Réciproquement, pour calmer le honteux, le rasséréner, le ramener à la bonne conscience on minore les éléments source, on lui expose que sa conduite n’était pas tellement répréhensible, que maintenant personne n’a rien à faire de sa réputation, que personne ne l’a vu, etc.

 

 


 

 

 

La Fontaine, Le Pouvoir des fables – ou l’échec de la rhétorique du logos (l. 3-6) et du pathos (l. 6-14).

[…]

Dans Athène autrefois, peuple vain et léger,
Un orateur, voyant sa patrie en danger,
Courut à la tribune; et d’un art tyrannique,
Voulant forcer les coeurs dans une république,
Il parla fortement sur le commun salut.

On ne l’écoutait pas. L’orateur recourut

A ces figures violentes

Qui savent exciter les âmes les plus lentes:

Il fit parler les morts, tonna, dit ce qu’il put.

Le vent emporta tout, personne ne s’émut;

L’animal aux têtes frivoles,

Etant fait à ces traits, ne daignait l’écouter;

Tous regardaient ailleurs; il en vit s’arrêter

A des combats d’enfants et point à ses paroles.

[…]

 

 

[1]         Cette formulation rapproche clairement l’éthos du pathos: plaire est de l’ordre du sentiment.

[2]         Voir Annexe, La Fontaine, Le Pouvoir des fables.

[3]         Voir Annexe 3 “Cognition émotionnelle”.

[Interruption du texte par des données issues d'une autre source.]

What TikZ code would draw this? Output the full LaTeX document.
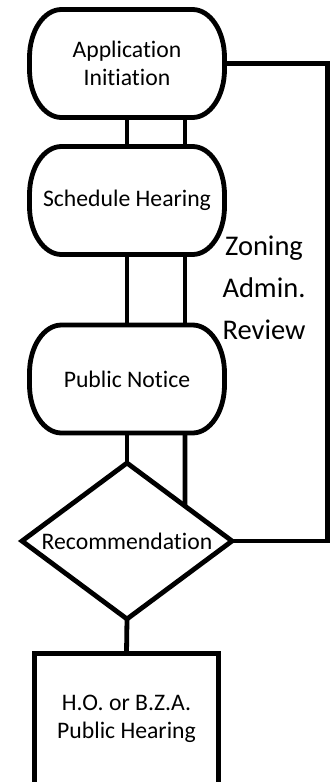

[4]         On peut considérer que les opérations langagières, qui constituent la composante discursive du traitement des stimuli émotionnels, sont la trace d’opérations cognitives “plus profondes”, ce qui oriente vers une vision du langage reflet, et, sinon à une négation, du moins à une minoration de l’autonomie de l’ordre du discours. On peut également considérer que les opérations linguistiques provoquent des ébauches de processus cognitifs, avec les difficultés symétriques.